Why would wind energy potential change because of climate change? At the most fundamental level, winds are driven by the unequal distribution of the sun’s energy across the surface of the Earth, which in turn creates regions of different atmospheric pressure. Wind then flows from regions of high pressure to regions of low pressure. Those installing wind turbines try to place them in spots where that flow tends to be particularly strong.
But climate change is also distributing energy unevenly across the planet. In particular, land surfaces are warming up more rapidly than are ocean surfaces, even as the Arctic is warming up much more rapidly than the northern hemisphere’s middle latitudes.
It’s not surprising that the distribution of winds around the Earth would change under global warming. Indeed, in the Southern Hemisphere, some researchers believe that changing winds are responsible for the growing melting of Antarctic glaciers, as they are driving warmer, deeper waters closer to the icy continent.
So how could changing wind patterns affect the deployment and effectiveness of wind energy?
The first of the two studies, recently published in Nature Scientific Reports, gives a first glimpse at an answer. It finds that the nation that has installed more wind energy than any other on Earth — China — is actually seeing a lowering of wind energy potential across vast regions, especially inner Mongolia and Gansu, two of the largest installation areas.
“To my great surprise instead of finding a random signal, we found that it was actually declining,” said Michael McElroy, a Harvard Earth sciences professor who is one of the authors of the study. He conducted the research with Peter Sherman, the first author, and Xinyu Chen of Harvard.
The researchers found, based on a large database of meteorological records, that there already has been a wind energy decline in key regions of China from 1979 through 2015. And they found that this had happened in concert with an overall warming trend, although natural climate fluctuations also played a role.
The change occurred, McElroy said, because the Asian continent has been warming up faster than the Pacific Ocean offshore.
“The circulation of the atmosphere over East Asia is what’s called a monsoonal circulation, driven by the temperature contrast between the land and the sea,” he said. “In winter, that temperature contrast is trending down.”
China, the world’s largest emitter of carbon dioxide by a considerable margin, has already installed well more than 100 gigawatts of wind energy, considerably more than any other nation. So the new research plainly shows how climate change can render itself harder to fight.

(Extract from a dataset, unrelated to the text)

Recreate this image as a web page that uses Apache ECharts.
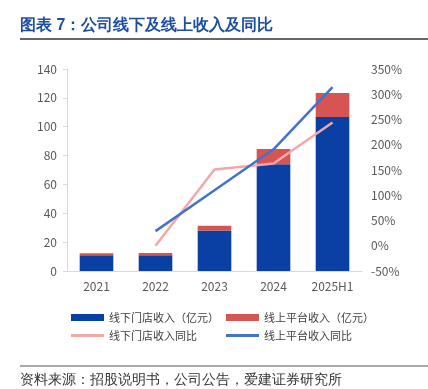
<!DOCTYPE html>
<html><head><meta charset="utf-8">
<script src="https://cdn.jsdelivr.net/npm/echarts@6/dist/echarts.min.js"></script>
<style>html,body{margin:0;padding:0;background:#fff}#c{width:428px;height:389px}</style>
</head><body><div id="c"></div>
<script>
const categories = ['2021','2022','2023','2024','2025H1'];
const offlineRevenue = [11.0, 11.0, 28.0, 74.0, 106.7];
const onlineRevenue = [1.3, 1.4, 3.4, 10.5, 16.6];
const offlineYoY = [null, 0, 151, 163, 244];
const onlineYoY = [null, 29, 110, 191, 314];
const leftTicks = {min:0, max:140, interval:20};
const rightTicks = {min:-50, max:350, interval:50};

const names = ['线下门店收入（亿元）','线上平台收入（亿元）','线下门店收入同比','线上平台收入同比'];
const cBlue = '#0a40a3', cRed = '#d65451', cPink = '#f4a7a8', cLine = '#4472c9';
const font = '"Noto Sans CJK SC", sans-serif';
const chart = echarts.init(document.getElementById('c'));
function lg(name, left, top, h){
  return {data:[name], left:left, top:top, icon:'rect', itemWidth:33, itemHeight:h, itemGap:0,
    textStyle:{fontSize:11, color:'#404040', fontFamily:font}, padding:0, selectedMode:false};
}
chart.setOption({
  animation:false,
  textStyle:{fontFamily:font},
  graphic:[
    {type:'text', left:20, top:18, style:{text:'图表 7：公司线下及线上收入及同比', fontSize:16, fontWeight:'bold', fill:'#1d4f9e', font:'bold 16px "Noto Sans CJK SC"'}},
    {type:'line', shape:{x1:20,y1:39,x2:428,y2:39}, style:{stroke:'#333', lineWidth:1.5}},
    {type:'line', shape:{x1:20,y1:366,x2:428,y2:366}, style:{stroke:'#555', lineWidth:1}},
    {type:'text', left:20, top:373, style:{text:'资料来源：招股说明书，公司公告，爱建证券研究所', fontSize:14, fill:'#333', font:'14px "Noto Sans CJK SC"'}}
  ],
  legend:[lg(names[0],71,312,7), lg(names[1],226,312,7), lg(names[2],71,330,3), lg(names[3],226,330,3)],
  grid:{left:67, right:66, top:69, height:202},
  xAxis:{type:'category', data:categories,
    axisLine:{lineStyle:{color:'#d9d9d9'}}, axisTick:{show:false},
    axisLabel:{color:'#595959', fontSize:12, margin:9}},
  yAxis:[
    {type:'value', min:leftTicks.min, max:leftTicks.max, interval:leftTicks.interval,
     splitLine:{show:false}, axisLine:{show:true, lineStyle:{color:'#d9d9d9'}},
     axisTick:{show:true, length:4, lineStyle:{color:'#d9d9d9'}},
     axisLabel:{color:'#595959', fontSize:12, margin:10}},
    {type:'value', min:rightTicks.min, max:rightTicks.max, interval:rightTicks.interval,
     splitLine:{show:false}, axisLine:{show:false}, axisTick:{show:false},
     axisLabel:{color:'#595959', fontSize:12, margin:9, formatter:'{value}%'}}
  ],
  series:[
    {name:names[0], type:'bar', stack:'r', data:offlineRevenue, barWidth:'57%', itemStyle:{color:cBlue}},
    {name:names[1], type:'bar', stack:'r', data:onlineRevenue, barWidth:'57%', itemStyle:{color:cRed}},
    {name:names[2], type:'line', yAxisIndex:1, data:offlineYoY, symbol:'none', lineStyle:{color:cPink, width:2.5}, itemStyle:{color:cPink}},
    {name:names[3], type:'line', yAxisIndex:1, data:onlineYoY, symbol:'none', lineStyle:{color:cLine, width:2.5}, itemStyle:{color:cLine}}
  ]
});
</script></body></html>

“This is a very important result because it highlights the many negative impacts of climate change,” Dan Kammen, an energy policy expert at the University of California at Berkeley, said of the China study, with which he was familiar but not involved.
These changes in China already seem to be happening. But the second study, published Monday in Nature Geoscience and apparently the first comprehensive look at wind energy resources under climate change, projects forward to the future using 10 climate change models. And it finds more of the same across the mid-latitudes of the Northern Hemisphere — a key area for wind energy installation from the United States to Europe to China — even as under some scenarios, the models show a growth of wind resources in the tropics and the Southern Hemisphere.
“What we found is that global warming will reduce the wind energy resource across much of the Northern Hemisphere, especially in the central U.S.,” said Karnauskas, who conducted the work with university colleagues Julie Lundquist and Lei Zhang.
Based on high and low scenarios for the volume of greenhouse gas emissions, Karnauskas’s study found declines on the order of 10 percent to 40 percent of potential wind energy in the Northern Hemisphere middle latitudes by 2100. For the central United States, it showed declines by 8 percent or 10 percent by 2050, depending on whether the world follows a lower or higher greenhouse gas emissions scenario.
Meanwhile, wind energy potential in Southern Hemisphere regions such as East Brazil, West Africa and East Australia increased significantly in the models, but only under high emissions scenarios. That’s a trade-off, but hardly a simple one: The majority of current wind installations are in the Northern Hemisphere, as is the majority of global population and thus, naturally, global energy demand.
The changes in wind energy potential found in Karnauskas’s study had a different cause than in McElroy’s — at least for the Northern Hemisphere. This was the reduction in the temperature difference between the Arctic and the mid-latitudes, as the Arctic warms up at a considerably faster rate. This changing temperature gradient is already being blamed by some climate scientists for altering mid-latitude weather.
It’s important to emphasize that in no case are we talking about a vanishing of the wind resource — rather, it’s a fractional decline. Turbines will still draw energy from the winds, but the overall potential could be less.
“The reduction over that 40-year period is roughly 10 percent,” said McElroy, referring to what has already occurred in China. “That’s a big deal, but it’s not a game changer.”
Furthermore, these studies looked at wind energy installations on land surfaces – not coastal offshore installations, which are growing in number, or true deepwater installations, which are only beginning at the moment. These could present a different story.
Nonetheless, the new research underscores that, if we are going to rely on the natural processes of the Earth to counter the ways in which we’re changing the Earth, we should be ready for the occasional curve ball.
“I don’t think that it says, ‘Let’s not employ wind energy as part of the solution to climate change,’ ” Karnauskas said. “It’s always been cast as one piece of the pie that makes up a strategy to reduce emissions. But it also means that it is precariously sensitive to the climate state itself.”